De acuerdo: lo encontraron a las diez y avisaron a la policía de inmediato. No tengo más preguntas. Pido a Dermitzakis que anote sus direcciones en Atenas y les dejo marchar. Los paramédicos ya han cargado el cadáver. La furgoneta del forense y la ambulancia están a punto de ponerse en marcha. Dakakos sube al coche patrulla con la pareja de inglesitos para ayudarles a evitar el bloqueo. Le siguen la furgoneta y la ambulancia. Pienso que también deberíamos seguirles nosotros, ya que no podemos hacer nada más aquí y no tiene sentido que los policías de Eleusis hagan el mismo trabajo dos veces. Pero me detiene la voz de Dimitriu.

—Señor comisario, mire lo que hemos encontrado.

Dimitriu está junto a las rocas, en la cuesta que lleva a la pequeña ermita, y agita un bolso bandolera. Aquí está la explicación. No había nada encima del cadáver, porque el muerto llevaba un bolso. El asesino no lo dejó junto al cuerpo, sino que lo tiró lejos, seguramente para ponernos las cosas más difíciles.

Sin embargo, sin querer, nos ha dado una pista. Ahora sabemos que no vino por la calle Nikolaídu, sino que subió hasta lo alto y bajó el cadáver por las rocas, para evitar encuentros inesperados.

Me acerco a Dimitriu. Éste abre el bolso y saca la cartera de la víctima junto con dos cedés. En la cartera encuentro el carné de identidad del muerto. Se trata de un tal Stilianós Lasaridis, de cuarenta y siete años. Ya que todos los detalles son idénticos a los del caso de Korasidis, es posible que hallemos en Internet una carta dirigida a la víctima.
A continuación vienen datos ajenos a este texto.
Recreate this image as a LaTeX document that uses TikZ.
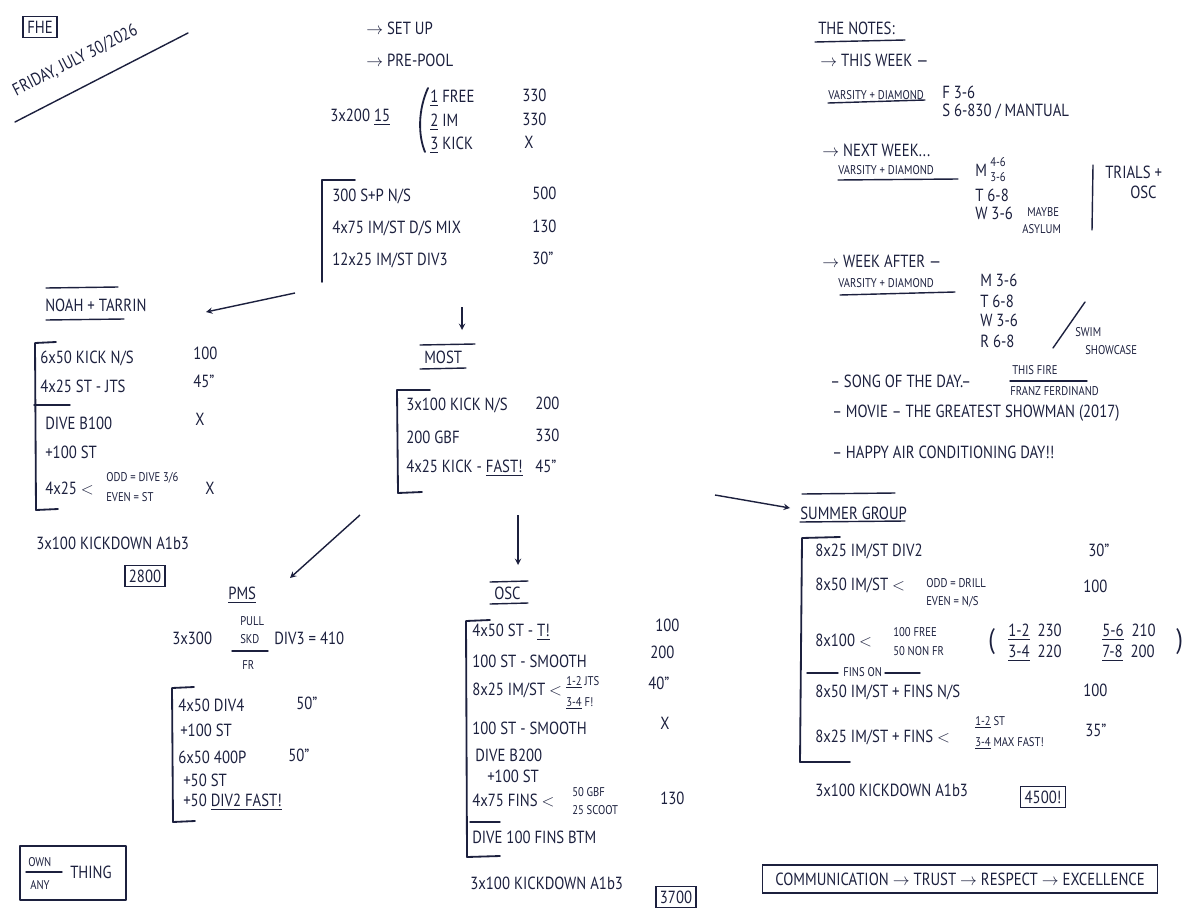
\documentclass[tikz,border=0pt]{standalone}
\usepackage{fontspec}
\setmainfont[FakeStretch=0.84]{PT Sans}
\usetikzlibrary{positioning, arrows}
\definecolor{ink}{RGB}{28,32,62}
\newcommand{\hand}{\fontsize{12.5}{14}\selectfont}
\newcommand{\handsm}{\fontsize{9}{10}\selectfont}
\newcommand{\und}[1]{\underline{#1}}
\tikzset{
  txt/.style={anchor=west, inner sep=0pt, text=ink, font=\hand},
  sm/.style={anchor=west, inner sep=0pt, text=ink, font=\handsm},
  pen/.style={draw=ink, line width=1pt, line cap=round, line join=round},
  brk/.style={draw=ink, line width=1.3pt, line cap=round, line join=round},
  box/.style={draw=ink, line width=1.2pt, inner sep=3pt, text=ink, font=\hand},
  go/.style={draw=ink, line width=1pt, ->}
}

\begin{document}
\begin{tikzpicture}[>=stealth, x=0.025cm, y=-0.025cm]
  \useasboundingbox (0,0) rectangle (1200,920);

  % header
  \node[box] (fhe) at (40,27) {FHE};
  \node[txt, rotate=27] (date) at (14,92) {FRIDAY, JULY 30/2026};
  \draw[pen] (15,122) -- (188,33);

  % warm up
  \node[txt] (setup) at (366,28) {$\rightarrow$ SET UP};
  \node[txt] (prepool) at (366,60) {$\rightarrow$ PRE-POOL};
  \node[txt] (w0) at (330,117) {3x200 \und{15}};
  \draw[brk] (428,88) .. controls (418,110) and (418,135) .. (425,152);
  \node[txt] (w1) at (430,98) {\und{1} FREE};
  \node[txt] (w2) at (430,122) {\und{2} IM};
  \node[txt] (w3) at (430,145) {\und{3} KICK};
  \node[txt] (t1) at (522,95) {330};
  \node[txt] (t2) at (522,119) {330};
  \node[txt] (t3) at (524,142) {X};
  \draw[brk] (355,180) -- (322,180) -- (322,282);
  \node[txt] (w4) at (332,196) {300 S+P N/S};
  \node[txt] (w5) at (332,228) {4x75 IM/ST D/S MIX};
  \node[txt] (w6) at (332,260) {12x25 IM/ST DIV3};
  \node[txt] (t4) at (532,193) {500};
  \node[txt] (t5) at (532,226) {130};
  \node[txt] (t6) at (532,258) {30"};

  % arrows to the groups
  \coordinate (a1s) at (295,293);  \coordinate (a1e) at (206,312);
  \coordinate (a2s) at (462,307);  \coordinate (a2e) at (462,330);
  \coordinate (a3s) at (360,515);  \coordinate (a3e) at (290,578);
  \coordinate (a4s) at (518,515);  \coordinate (a4e) at (518,565);
  \coordinate (a5s) at (715,495);  \coordinate (a5e) at (790,508);
  \draw[go] (a1s) -- (a1e);
  \draw[go] (a2s) -- (a2e);
  \draw[go] (a3s) -- (a3e);
  \draw[go] (a4s) -- (a4e);
  \draw[go] (a5s) -- (a5e);

  % noah + tarrin
  \draw[pen] (46,288) -- (118,287);
  \node[txt] (nt) at (45,305) {NOAH + TARRIN};
  \draw[pen] (46,320) -- (124,319);
  \draw[brk] (56,342) -- (35,343) -- (36,510) -- (58,509);
  \node[txt] (n1) at (40,358) {6x50 KICK N/S};
  \node[txt] (n2) at (40,386) {4x25 ST - JTS};
  \draw[pen] (34,405) -- (70,405);
  \node[txt] (n3) at (45,423) {DIVE B100};
  \node[txt] (n4) at (45,452) {+100 ST};
  \node[txt] (n5) at (45,488) {4x25 $<$};
  \node[sm] (n5a) at (106,478) {ODD = DIVE 3/6};
  \node[sm] (n5b) at (106,497) {EVEN = ST};
  \node[txt] (nx1) at (193,353) {100};
  \node[txt] (nx2) at (193,381) {45"};
  \node[txt] (nx3) at (195,419) {X};
  \node[txt] (nx5) at (205,488) {X};
  \node[txt] (nkd) at (36,543) {3x100 KICKDOWN A1b3};
  \node[box] (ntot) at (145,576) {2800};

  % most
  \draw[pen] (420,345) -- (475,344);
  \node[txt] (most) at (424,357) {MOST};
  \draw[pen] (420,369) -- (466,368);
  \draw[brk] (430,390) -- (397,390) -- (398,493) -- (422,492);
  \node[txt] (m1) at (406,405) {3x100 KICK N/S};
  \node[txt] (m2) at (406,437) {200 GBF};
  \node[txt] (m3) at (406,468) {4x25 KICK - \und{FAST!}};
  \node[txt] (mx1) at (535,403) {200};
  \node[txt] (mx2) at (535,435) {330};
  \node[txt] (mx3) at (535,466) {45"};

  % pms
  \node[txt] (pms) at (228,595) {\und{PMS}};
  \node[txt] (p0) at (172,638) {3x300};
  \node[sm] (p0a) at (240,621) {PULL};
  \node[sm] (p0b) at (240,639) {SKD};
  \draw[pen] (232,651) -- (268,651);
  \node[sm] (p0c) at (242,665) {FR};
  \node[txt] (p0d) at (274,638) {DIV3 = 410};
  \draw[brk] (194,687) -- (172,688) -- (173,822) -- (195,821);
  \node[txt] (p1) at (178,705) {4x50 DIV4};
  \node[txt] (p2) at (180,730) {+100 ST};
  \node[txt] (p3) at (178,757) {6x50 400P};
  \node[txt] (p4) at (183,780) {+50 ST};
  \node[txt] (p5) at (183,802) {+50 \und{DIV2 FAST!}};
  \node[txt] (px1) at (296,703) {50"};
  \node[txt] (px3) at (288,755) {50"};

  % own / any thing
  \node[sm] (own) at (28,862) {OWN};
  \draw[pen] (26,872) -- (62,872);
  \node[sm] (any) at (30,885) {ANY};
  \node[txt] (thing) at (70,872) {THING};
  \draw[brk] (20,846) rectangle (126,900);

  % osc
  \draw[pen] (490,582) -- (528,581);
  \node[txt] (osc) at (494,593) {OSC};
  \draw[pen] (490,604) -- (528,603);
  \draw[brk] (490,620) -- (466,621) -- (467,857) -- (500,856);
  \node[txt] (o1) at (472,632) {4x50 ST - \und{T!}};
  \node[txt] (o2) at (472,661) {100 ST - SMOOTH};
  \node[txt] (o3) at (472,690) {8x25 IM/ST $<$};
  \node[sm] (o3a) at (566,682) {\und{1-2} JTS};
  \node[sm] (o3b) at (566,703) {\und{3-4} F!};
  \node[txt] (o4) at (472,728) {100 ST - SMOOTH};
  \node[txt] (o5) at (475,755) {DIVE B200};
  \node[txt] (o6) at (487,776) {+100 ST};
  \node[txt] (o7) at (472,800) {4x75 FINS $<$};
  \node[sm] (o7a) at (572,792) {50 GBF};
  \node[sm] (o7b) at (572,810) {25 SCOOT};
  \draw[pen] (470,822) -- (500,822);
  \node[txt] (o8) at (472,837) {DIVE 100 FINS BTM};
  \node[txt] (ox1) at (655,625) {100};
  \node[txt] (ox2) at (650,652) {200};
  \node[txt] (ox3) at (648,683) {40"};
  \node[txt] (ox4) at (660,723) {X};
  \node[txt] (ox7) at (660,798) {130};
  \node[txt] (okd) at (470,883) {3x100 KICKDOWN A1b3};
  \node[box] (otot) at (676,897) {3700};

  % summer group
  \draw[pen] (802,494) -- (895,493);
  \node[txt] (sg) at (800,513) {SUMMER GROUP};
  \draw[pen] (800,522) -- (905,521);
  \draw[brk] (840,537) -- (802,538) -- (800,762) -- (850,762);
  \node[txt] (s1) at (815,551) {8x25 IM/ST DIV2};
  \node[txt] (s2) at (815,585) {8x50 IM/ST $<$};
  \node[sm] (s2a) at (926,583) {ODD = DRILL};
  \node[sm] (s2b) at (926,602) {EVEN = N/S};
  \node[txt] (s3) at (815,640) {8x100 $<$};
  \node[sm] (s3a) at (893,632) {100 FREE};
  \node[sm] (s3b) at (893,651) {50 NON FR};
  \node[txt, font=\fontsize{20}{20}\selectfont] (po) at (988,642) {(};
  \node[txt] (s3c) at (1008,632) {\und{1-2} \ 230};
  \node[txt] (s3d) at (1008,653) {\und{3-4} \ 220};
  \node[txt] (s3e) at (1102,632) {\und{5-6} \ 210};
  \node[txt] (s3f) at (1102,653) {\und{7-8} \ 200};
  \node[txt, font=\fontsize{20}{20}\selectfont] (pc) at (1176,642) {)};
  \draw[pen] (807,673) -- (838,673);
  \node[sm] (fins) at (843,672) {FINS ON};
  \draw[pen] (885,673) -- (920,673);
  \node[txt] (s4) at (815,692) {8x50 IM/ST + FINS N/S};
  \node[txt] (s5) at (815,737) {8x25 IM/ST + FINS $<$};
  \node[sm] (s5a) at (975,722) {\und{1-2} ST};
  \node[sm] (s5b) at (975,743) {\und{3-4} MAX FAST!};
  \node[txt] (sx1) at (1088,550) {30"};
  \node[txt] (sx2) at (1083,586) {100};
  \node[txt] (sx4) at (1083,690) {100};
  \node[txt] (sx5) at (1085,730) {35"};
  \node[txt] (skd) at (815,790) {3x100 KICKDOWN A1b3};
  \node[box] (stot) at (1043,797) {4500!};

  % motto
  \node[box, minimum width=395*0.025cm, minimum height=28*0.025cm] (motto) at (960,879)
    {COMMUNICATION $\rightarrow$ TRUST $\rightarrow$ RESPECT $\rightarrow$ EXCELLENCE};

  % the notes
  \node[txt] (notes) at (818,28) {THE NOTES:};
  \draw[pen] (815,42) -- (905,40);
  \node[txt] (tw) at (820,60) {$\rightarrow$ THIS WEEK ---};
  \node[sm] (tw1) at (828,95) {VARSITY + DIAMOND};
  \draw[pen] (828,103) -- (925,100);
  \node[txt] (tw2) at (942,92) {F 3-6};
  \node[txt] (tw3) at (942,111) {S 6-830 / MANTUAL};
  \node[txt] (nw) at (822,150) {$\rightarrow$ NEXT WEEK...};
  \node[sm] (nw1) at (838,170) {VARSITY + DIAMOND};
  \draw[pen] (838,180) -- (958,179);
  \node[txt] (nw2) at (975,170) {M};
  \node[sm] (nw2a) at (990,162) {4-6};
  \node[sm] (nw2b) at (990,177) {3-6};
  \node[txt] (nw3) at (975,195) {T 6-8};
  \node[txt] (nw4) at (975,213) {W 3-6};
  \node[sm] (nw4a) at (1027,212) {MAYBE};
  \node[sm] (nw4b) at (1022,229) {ASYLUM};
  \draw[pen] (1093,165) -- (1092,230);
  \node[txt] (trials) at (1105,172) {TRIALS +};
  \node[txt] (tosc) at (1130,192) {OSC};
  \node[txt] (wa) at (822,261) {$\rightarrow$ WEEK AFTER ---};
  \node[sm] (wa1) at (838,283) {VARSITY + DIAMOND};
  \draw[pen] (840,295) -- (955,292);
  \node[txt] (wa2) at (980,280) {M 3-6};
  \node[txt] (wa3) at (980,301) {T 6-8};
  \node[txt] (wa4) at (980,320) {W 3-6};
  \node[txt] (wa5) at (980,341) {R 6-8};
  \draw[pen] (1085,302) -- (1053,348);
  \node[sm] (swim) at (1075,332) {SWIM};
  \node[sm] (show) at (1085,350) {SHOWCASE};
  \node[txt] (song) at (830,381) {-- SONG OF THE DAY.--};
  \node[sm] (song1) at (1012,370) {THIS FIRE};
  \draw[pen] (1010,381) -- (1087,381);
  \node[sm] (song2) at (1010,391) {FRANZ FERDINAND};
  \node[txt] (movie) at (832,413) {-- MOVIE -- THE GREATEST SHOWMAN (2017)};
  \node[txt] (happy) at (832,452) {-- HAPPY AIR CONDITIONING DAY!!};
\end{tikzpicture}
\end{document}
Llamo enseguida a Kula.

—Busca dónde vivía un tal Stilianós Lasaridis y averigua a qué se dedicaba. Es nuestra segunda víctima. Y mira también si en Internet han colgado alguna carta dirigida a él.

—El caso se está complicando —dice Dermitzakis.

No le contesto, porque la cosa es evidente.

Kula no tarda más de cinco minutos en devolverme la llamada.

—Ha sido muy fácil —responde cuando la felicito por su diligencia—. Stilianós Lasaridis es profesor de universidad y director ejecutivo de una empresa privada, Global Internet Systems, que tiene su sede en la calle Servú, número 12, en Psijikó.

—Busca la carta —le recuerdo.

Veamos. Nuestra primera víctima era una celebridad médica, y la segunda, profesor universitario. Esperemos que la tercera no sea un cantante popular.

—¿Qué quiere que hagamos? —pregunta el agente Dakakos.

—Vosotros volved a la rutina y nosotros nos calentaremos los cascos. ¿Se ha abierto ya la nacional? —pregunto al conductor del coche patrulla.

—¿Bromea, señor comisario? ¿Quién disuelve manifestaciones hoy en día? Estamos esperando que se cansen y se vayan a casa.

Dicho lo cual, el coche patrulla de la comisaría de Eleusis arranca y nosotros le vamos a la zaga.